Há quem diga que o ciúme é expressão de quem gosta, bem na lógica do “quem gosta cuida”, mas isto é questionável. Basta entender que o amor só é grande se for LIVRE e com base na confiança – esta é a grande retórica usual nesses casos. Indagamos: Se houver confiança, o ciúme se vai embora? Em que bases se constroem uma confiança em relações afetivas? Haverá amor tão grande que possa tirar dos amantes a lógica de que o fingimento é inerente à grande maioria de humanos? Diante de uma pessoa bonita, atraente, haverá amor e paixão que nos blindem de sentirmos atração?

Inúmeras seriam as hipóteses que discorreríamos neste tema. O que nos contraria é sabermos que a evolução humana nas relações de amor, no processo histórico, é muito tímida. Evoluímos em ciência e tecnologia, mas na relação com o outro e nos processos das relações sociais muito pouco avançamos. Contudo, somos compelidos a raciocinar na questão cultural e seus pressupostos acerca dessas questões tão profundamente arraigadas a nossa natureza, como o amor, a paixão e o medo da solidão. Dá-nos a impressão de que o certo não é o que nos dizem que não é certo. Dito diferente: se diante de uma pessoa bonita, atraente, o nosso coração pulsa mais forte independente de estarmos apaixonados ou não, então há algo errado. Errado ou equivocado, mas não importa o conceito. Certo é que a nossa cultura nos conduz a “sermos de alguém” ou a “termos alguém” bem na concepção do pertencimento. A própria cultura se encarrega de nos punir ou nos premiar diante do cumprimento dos nossos papéis sociais desempenhados. Numa relação a dois, o casal tem que mais que ser feliz parecer ser feliz. Mais que não trais parecer não fazê-lo. Neste meio de cumprimento de papéis, tudo indica que “fazer de conta” parece ser a regra, mesmo que por dentro o sentimento não corresponda ao que se faz por conta.

A traição se constitui, como se vê, num dos grandes elementos constituidores dos processos de pertencimento a outrem. Há quem suporte ser traído naturalmente, mas há quem não suporte e tenha as mais inesperadas reações diante desse fato, mesmo considerando que a traição atendeu a um sentimento despertado dentro de uma pessoa. Nesse meio termo, nos perguntamos se o errado é o traidor ou o traído ou ainda a outra pessoa do triangulo. Talvez nenhum dos três, se considerarmos que o “X” do problema é a nossa cultura falso moralista que estabeleceu a monogamia das relações afetivas.

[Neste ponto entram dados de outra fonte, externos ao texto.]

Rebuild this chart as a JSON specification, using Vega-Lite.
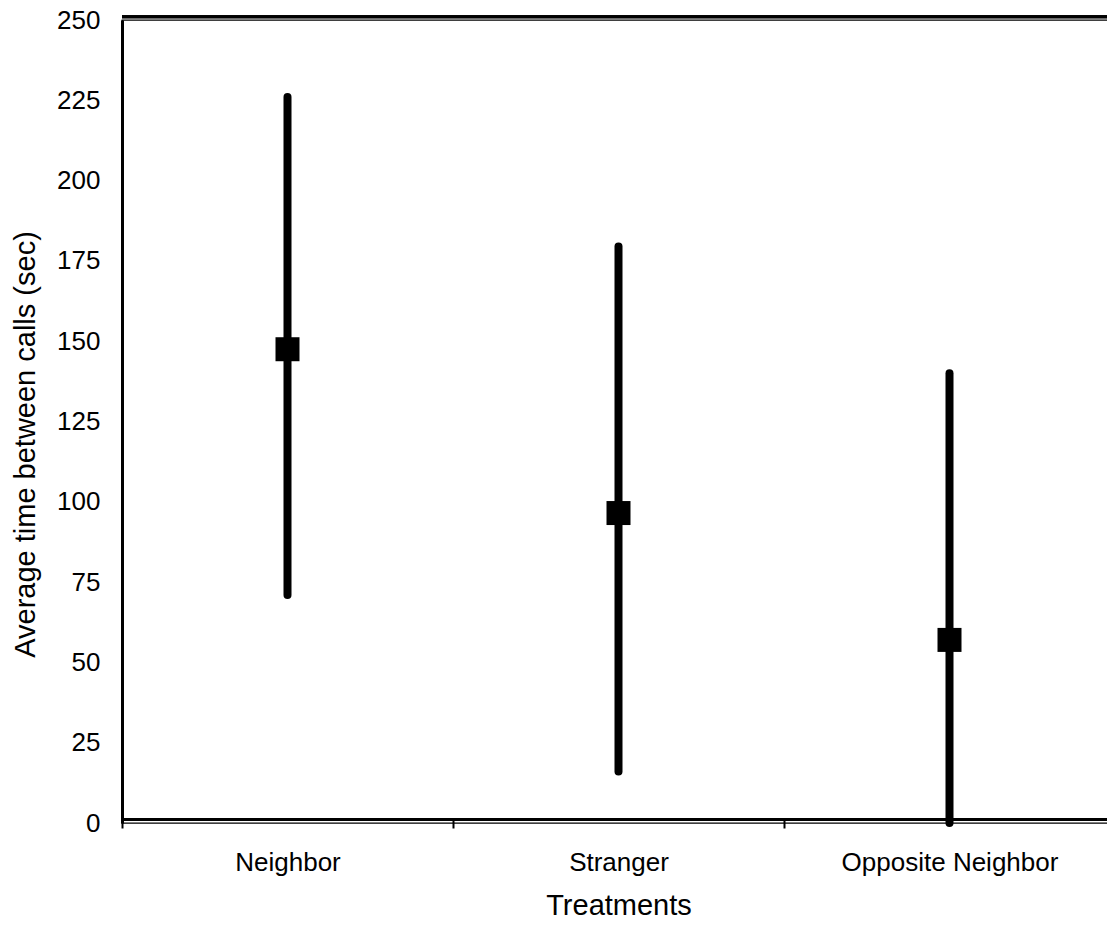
{
  "$schema": "https://vega.github.io/schema/vega-lite/v6.json",
  "autosize": {"type": "none"},
  "padding": {"left": 122, "top": 20, "right": -8, "bottom": 104},
  "width": 993,
  "height": 803,
  "background": "white",
  "config": {
    "view": {"stroke": "black", "strokeWidth": 1.3},
    "font": "Liberation Sans",
    "axis": {"labelFont": "Liberation Sans", "titleFont": "Liberation Sans", "labelColor": "black", "titleColor": "black", "titleFontWeight": "normal", "grid": false, "labelLimit": 0}
  },
  "data": {
    "values": [
      {"treatment": "Neighbor", "mean": 147.5, "lo": 71, "hi": 226},
      {"treatment": "Stranger", "mean": 96.5, "lo": 16, "hi": 179.5},
      {"treatment": "Opposite Neighbor", "mean": 57, "lo": 0, "hi": 140}
    ]
  },
  "layer": [
    {
      "mark": {"type": "rule", "color": "black", "strokeWidth": 8, "strokeCap": "round"},
      "encoding": {
        "x": {
          "field": "treatment", "type": "nominal",
          "sort": ["Neighbor", "Stranger", "Opposite Neighbor"],
          "scale": {"paddingInner": 0, "paddingOuter": 0},
          "axis": {
            "orient": "bottom", "offset": -4,
            "domainColor": "black", "domainWidth": 3,
            "tickBand": "extent", "tickColor": "black", "tickWidth": 2, "tickSize": 9,
            "labelAngle": 0, "labelFontSize": 26, "labelBaseline": "alphabetic", "labelPadding": 42, "labelLimit": 0,
            "title": "Treatments", "titleFontSize": 29, "titleBaseline": "alphabetic", "titleY": 95
          }
        },
        "y": {
          "field": "lo", "type": "quantitative",
          "scale": {"domain": [0, 250], "nice": false, "zero": false},
          "axis": {
            "values": [0, 25, 50, 75, 100, 125, 150, 175, 200, 225, 250],
            "domainColor": "black", "domainWidth": 3,
            "ticks": false, "tickSize": 0,
            "labelFontSize": 26, "labelPadding": 22, "labelBaseline": "middle",
            "title": "Average time between calls (sec)", "titleFontSize": 29,
            "titleAngle": -90, "titleAlign": "center", "titleBaseline": "alphabetic",
            "titleX": -88, "titleY": 424
          }
        },
        "y2": {"field": "hi"}
      }
    },
    {
      "mark": {"type": "point", "shape": "square", "filled": true, "color": "black", "size": 576, "opacity": 1, "strokeWidth": 0},
      "encoding": {
        "x": {"field": "treatment", "type": "nominal", "sort": ["Neighbor", "Stranger", "Opposite Neighbor"]},
        "y": {"field": "mean", "type": "quantitative"}
      }
    },
    {
      "mark": {"type": "rule", "color": "black", "strokeWidth": 3},
      "encoding": {
        "y": {"datum": 251}
      }
    }
  ]
}
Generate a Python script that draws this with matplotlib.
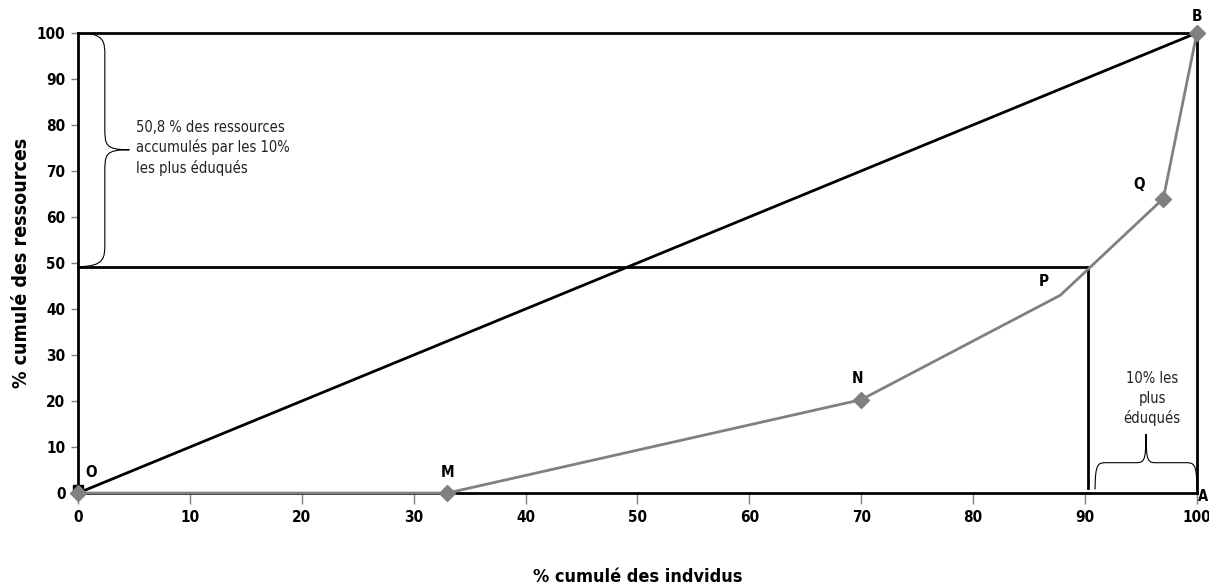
import matplotlib
matplotlib.use("Agg")
import matplotlib.pyplot as plt
from matplotlib.path import Path
from matplotlib.patches import PathPatch

# Data
point_labels = ["O", "M", "N", "P", "Q", "B"]
x_pop = [0, 33, 70, 87.8, 97, 100]
y_res = [0, 0, 20.3, 43.0, 64.0, 100]
marker_mask = [True, True, True, False, True, True]
cut_x = 90.3
cut_y = 49.2
x_ticks = [0, 10, 20, 30, 40, 50, 60, 70, 80, 90, 100]
y_ticks = [0, 10, 20, 30, 40, 50, 60, 70, 80, 90, 100]

plt.rcParams['font.family'] = ['DejaVu Sans']
FONT = dict(family='DejaVu Sans', stretch='condensed')

fig = plt.figure(figsize=(12.09, 5.87), dpi=100)
ax = fig.add_axes([0.0645, 0.160, 0.9255, 0.784])
ax.set_xlim(0, 100)
ax.set_ylim(0, 100)

BLACK = "#000000"
GRAY = "#808080"

# reference square
ax.plot([0, 100], [100, 100], color=BLACK, lw=2, clip_on=False, zorder=2)
ax.plot([100, 100], [0, 100], color=BLACK, lw=2, clip_on=False, zorder=2)
# equality line
ax.plot([0, 100], [0, 100], color=BLACK, lw=2, clip_on=False, zorder=2)
# 10% cut lines
ax.plot([0, cut_x], [cut_y, cut_y], color=BLACK, lw=2, clip_on=False, zorder=2)
ax.plot([cut_x, cut_x], [1.0, cut_y], color=BLACK, lw=2, clip_on=False, zorder=2)

# origin black square
ax.plot([0], [0.6], marker='s', color=BLACK, ms=7, clip_on=False, zorder=3)

# Lorenz curve
ax.plot(x_pop, y_res, color=GRAY, lw=2, clip_on=False, zorder=4)
mx = [x for x, m in zip(x_pop, marker_mask) if m]
my = [y for y, m in zip(y_res, marker_mask) if m]
ax.plot(mx, my, linestyle='none', marker='D', color=GRAY, ms=8, clip_on=False, zorder=5)

# point labels
offsets = {"O": (1.2, 4.5), "M": (0, 4.5), "N": (-0.3, 4.5), "P": (-1.5, 3.0),
           "Q": (-2.2, 3.0), "B": (0, 3.5)}
for lab, x, y in zip(point_labels, x_pop, y_res):
    dx, dy = offsets[lab]
    ax.text(x + dx, y + dy, lab, ha='center', va='center', fontsize=11,
            fontweight='bold', **FONT)
ax.text(100.05, -0.8, "A", ha='left', va='center', fontsize=10.5, fontweight='bold', **FONT)

# left brace
def brace_v(ax, x0, y_top, y_bot, w1, w2):
    ym = (y_top + y_bot) / 2
    verts = [(x0, y_top),
             (x0 + w1, y_top), (x0 + w1, y_top - 2), (x0 + w1, y_top - 5),
             (x0 + w1, ym + 5),
             (x0 + w1, ym + 1), (x0 + w1, ym), (x0 + w2, ym),
             (x0 + w1, ym), (x0 + w1, ym - 1), (x0 + w1, ym - 5),
             (x0 + w1, y_bot + 5),
             (x0 + w1, y_bot + 2), (x0 + w1, y_bot), (x0, y_bot)]
    codes = [Path.MOVETO,
             Path.CURVE4, Path.CURVE4, Path.CURVE4,
             Path.LINETO,
             Path.CURVE4, Path.CURVE4, Path.CURVE4,
             Path.CURVE4, Path.CURVE4, Path.CURVE4,
             Path.LINETO,
             Path.CURVE4, Path.CURVE4, Path.CURVE4]
    ax.add_patch(PathPatch(Path(verts, codes), fill=False, lw=0.8, color=BLACK, zorder=3))

brace_v(ax, 0, 100, cut_y, 2.4, 4.6)
ax.text(5.2, 75, "50,8 % des ressources\naccumulés par les 10%\nles plus éduqués",
        ha='left', va='center', fontsize=10.5, color='#222222', linespacing=1.35, **FONT)

# bottom brace
def brace_h(ax, x_left, x_right, y0, h1, h2):
    xm = (x_left + x_right) / 2
    verts = [(x_left, y0),
             (x_left, y0 + h1), (x_left + 0.3, y0 + h1), (x_left + 1.0, y0 + h1),
             (xm - 1.0, y0 + h1),
             (xm - 0.2, y0 + h1), (xm, y0 + h1), (xm, y0 + h2),
             (xm, y0 + h1), (xm + 0.2, y0 + h1), (xm + 1.0, y0 + h1),
             (x_right - 1.0, y0 + h1),
             (x_right - 0.3, y0 + h1), (x_right, y0 + h1), (x_right, y0)]
    codes = [Path.MOVETO,
             Path.CURVE4, Path.CURVE4, Path.CURVE4,
             Path.LINETO,
             Path.CURVE4, Path.CURVE4, Path.CURVE4,
             Path.CURVE4, Path.CURVE4, Path.CURVE4,
             Path.LINETO,
             Path.CURVE4, Path.CURVE4, Path.CURVE4]
    ax.add_patch(PathPatch(Path(verts, codes), fill=False, lw=0.8, color=BLACK, zorder=3))

brace_h(ax, cut_x + 0.6, 100, 0.8, 5.8, 12.0)
ax.text(96.0, 20.5, "10% les\nplus\néduqués", ha='center', va='center',
        fontsize=10.5, color='#222222', linespacing=1.35, **FONT)

# axes styling
for s in ['top', 'right']:
    ax.spines[s].set_visible(False)
ax.spines['left'].set_linewidth(2)
ax.spines['bottom'].set_linewidth(2)
ax.set_xticks(x_ticks)
ax.set_yticks(y_ticks)
ax.tick_params(axis='x', length=8, width=1, color=GRAY, pad=4)
ax.tick_params(axis='y', length=5, width=1, color=GRAY, pad=4)
for t in ax.get_xticklabels() + ax.get_yticklabels():
    t.set_fontweight('bold')
    t.set_fontsize(11)
    t.set_fontstretch('condensed')
ax.set_xlabel("% cumulé des indvidus", fontsize=13, fontweight='bold', labelpad=31, **FONT)
ax.set_ylabel("% cumulé des ressources", fontsize=14, fontweight='bold', labelpad=4, **FONT)

fig.savefig("out.png", dpi=100)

Nesse contexto, refletimos que tudo poderia ser diferente se o que é socialmente condenável fosse aceito como normal ou vice-versa. A razão desta prerrogativa está fundamentada na realidade interior de cada pessoa, pois se dentro de cada pessoa brotar um desejo de fazer sexo com outra pessoa que não a “nossa” por que não fazer? Afinal, não defendemos que o que sentimos é o que nos move desde que seja verdadeiro. Deste modo, como é que nossa sociedade institui a monogamia como modo de vida, sabendo que a natureza do homem e da mulher não são monogâmicas, ou pelo menos nos levar a crer que assim são?

Fica claro que a cultura é relativa, posto que há culturas em que os homens traem naturalmente suas mulheres e estas não desenvolvem sentimento de traição. É bem verdade que tudo isto carece de maiores investigações, mas no que nos compete saber, o PERTENCIMENTO a que somos compelidos a ter em nosso tipo de sociedade é meio “furado” em sua essência. Assim, amor, sexo, paixão, ciúme, traição, passam a ser questionados de dentro pra fora de cada um, considerando que embora não gostemos de ser traídos, traímos e quando o nosso parceiro descobre, tentamos mentir involuntariamente.

Diante de tudo, as relações interpessoais se nos configuram como frágeis em quase todos os seus significados, o que nos faz querer entender que vivemos uma coisa para atender às expectativas sociais, mas somos outra na nossa intimidade. Estaria legitimada a falsidade? Estaríamos querendo pra nós o que não temos condições de oferecer aos nossos parceiros a quem um dia dissemos amar, idolatrar, “viver até que a morte nos separe”? Certo é que sabemos pouco de nós e das relações que construímos no nosso dia a dia. A grande dificuldade é que a moral vigente não foi construída por nós, mas a sociedade exige de nós o seu cumprimento, embora não tenhamos participado da sua construção.